→ **WORK REQUIRED**
Collect all lines below with the string "chart".

→ **COLLECTED MATERIAL**
- - - -

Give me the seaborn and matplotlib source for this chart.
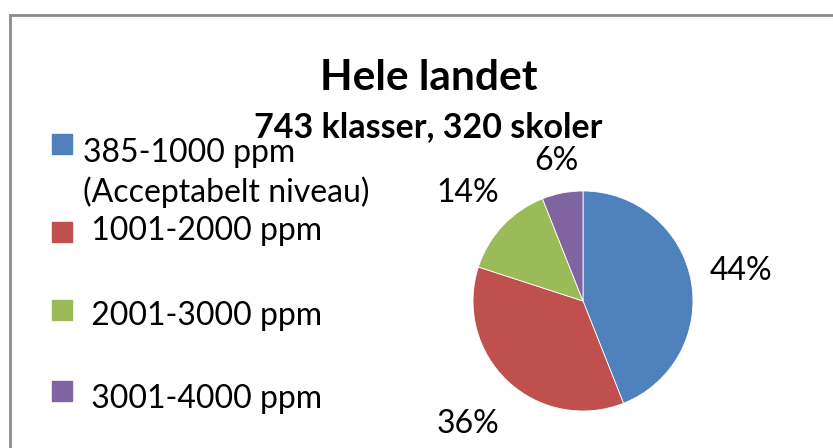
import numpy as np
import matplotlib
matplotlib.use("Agg")
import matplotlib.pyplot as plt
import seaborn as sns
from matplotlib.patches import Rectangle

# data
categories = ["385-1000 ppm\n(Acceptabelt niveau)", " 1001-2000 ppm", " 2001-3000 ppm", " 3001-4000 ppm"]
shares = [44, 36, 14, 6]
colors = ["#4F81BD", "#C0504D", "#9BBB59", "#8064A2"]
title = "Hele landet"
subtitle = "743 klasser, 320 skoler"

# style
sns.set_theme(style="white")
plt.rcParams["font.family"] = ["Lato", "DejaVu Sans"]
plt.rcParams["text.color"] = "black"

W, H = 833, 448
fig = plt.figure(figsize=(W / 100, H / 100), dpi=100)
fig.patch.set_facecolor("white")

def fx(px):
    return px / W

def fy(py):
    return 1 - py / H

# chart frame (cut off at right and bottom like the source)
fig.add_artist(Rectangle((fx(9.5), fy(H + 20)), 1.2, (H + 20 - 15) / H,
                         transform=fig.transFigure, fill=False,
                         edgecolor="#8c8c8c", linewidth=2))

# pie
cx, cy, r = 583, 301, 110
ax = fig.add_axes([fx(cx - r), fy(cy + r), 2 * r / W, 2 * r / H])
wedges, texts, autotexts = ax.pie(
    shares, colors=colors, startangle=90, counterclock=False,
    autopct=lambda p: f"{p:.0f}%", pctdistance=1.45,
    wedgeprops=dict(edgecolor="white", linewidth=0.6),
    textprops=dict(fontsize=23, color="black"))
ax.set_xlim(-1, 1)
ax.set_ylim(-1, 1)
ax.set_aspect("auto")
ax.axis("off")

label_dist = [1.46, 1.53, 1.44, 1.30]
for w, t, d in zip(wedges, autotexts, label_dist):
    ang = np.deg2rad((w.theta1 + w.theta2) / 2)
    t.set_position((d * np.cos(ang), d * np.sin(ang)))
    t.set_ha("center")
    t.set_va("center")

# titles
fig.text(fx(428.5), fy(90), title, ha="center", va="baseline",
         fontsize=30.5, fontweight="bold")
fig.text(fx(428), fy(137), subtitle, ha="center", va="baseline",
         fontsize=24.5, fontweight="bold")

# legend
baselines = [162, 240, 325, 408]
squares = [134, 222, 300, 381]
for lab, col, b, s in zip(categories, colors, baselines, squares):
    fig.add_artist(Rectangle((fx(52), fy(s + 20)), 20 / W, 20 / H,
                             transform=fig.transFigure, color=col))
    for i, line in enumerate(lab.split("\n")):
        fig.text(fx(83), fy(b + 40 * i), line, ha="left", va="baseline",
                 fontsize=23)

fig.savefig("out.png", dpi=100)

- - - -

→ **ANSWER IN FULL**
Give me the seaborn and matplotlib source for this chart.
# chart frame (cut off at right and bottom like the source)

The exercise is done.